Kini populasi monyet ekor panjang di alam liar kian menurun. Sejak 2022, International Union for Conservation of Nature menetapkan mereka berstatus genting dengan penurunan populasi mencapai empat puluh persen dalam empat dekade terakhir. Sebab utamanya bukan hanya deforestasi tetapi juga perburuan untuk perdagangan dan pertunjukan. Anak monyet ditangkap di hutan, dipisahkan dari induknya, dan dijual murah di pasar gelap. Sebagian berakhir di laboratorium, sebagian lain menjadi properti pengamen jalanan.

Pertunjukan topeng monyet bukan sekadar masalah penyiksaan hewan, tapi juga cermin buram relasi manusia dan makhluk lain. Di satu sisi manusia mencari hiburan dan penghidupan, di sisi lain hewan kehilangan kebebasannya. Ini adalah pertarungan antara perut dan nurani, antara kemiskinan dan empati.

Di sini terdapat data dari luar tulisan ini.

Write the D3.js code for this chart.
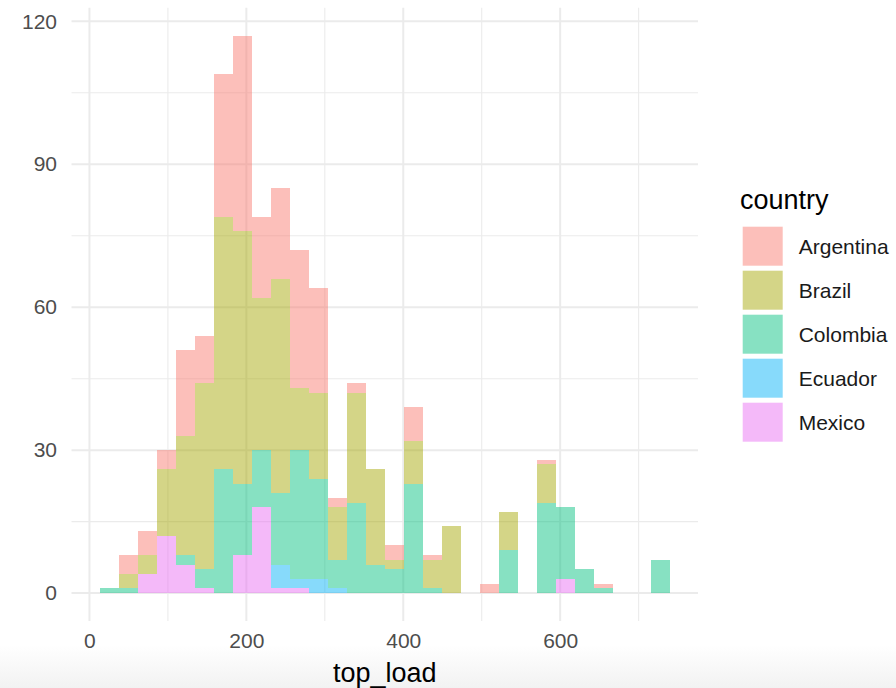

Negara sebenarnya memiliki peraturan yang cukup untuk melindungi satwa, tetapi penegakan hukumnya sering kali tumpul. Kampanye dari organisasi seperti JAAN, WALHI, dan Animal Defenders Indonesia telah mendorong penyelamatan dan rehabilitasi monyet-monyet bekas pengamen. Namun tanpa dukungan ekonomi bagi para pelakunya, larangan ini hanya akan memindahkan masalah. Mereka yang kehilangan monyet akan kehilangan penghasilan, dan tanpa solusi nyata mereka akan kembali mencari jalan lain yang serupa.

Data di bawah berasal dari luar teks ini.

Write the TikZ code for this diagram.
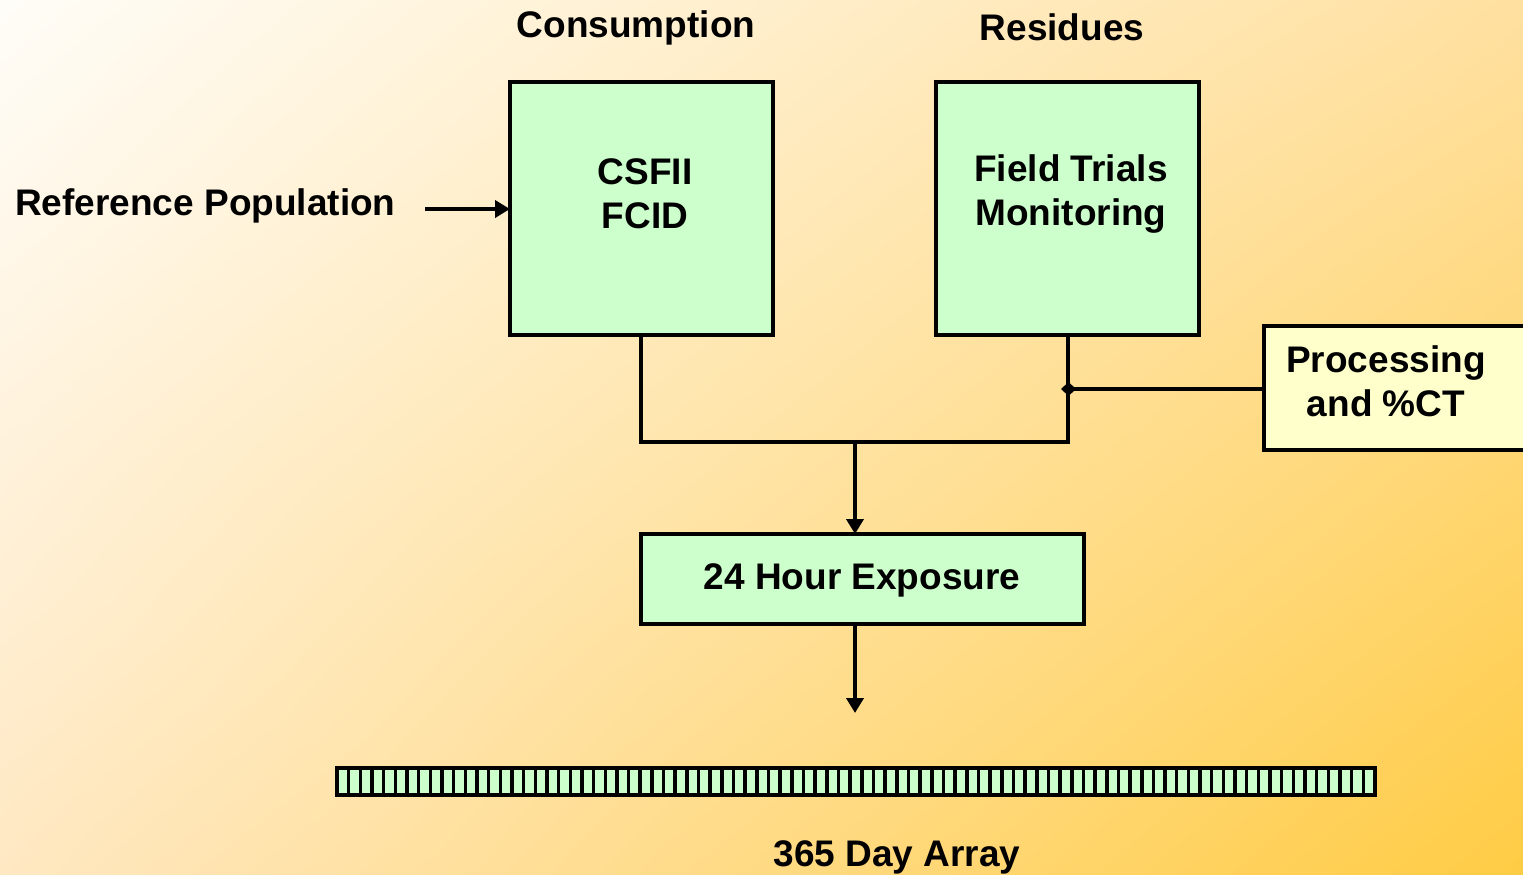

Sebuah bangsa bisa diukur dari bagaimana ia memperlakukan yang paling lemah. Dan di negeri ini, yang lemah sering kali tidak hanya manusia miskin, tetapi juga hewan yang tidak bisa bersuara. Setiap tawa yang lahir di depan monyet berkalung rantai adalah legitimasi terhadap kekerasan yang kita biarkan.

Mungkin sudah saatnya kita berhenti menertawakan penderitaan. Mungkin sudah saatnya kita menatap mata monyet itu dan bertanya, siapa sebenarnya yang lebih terbelenggu? Mereka yang dirantai besi atau kita yang kehilangan empati?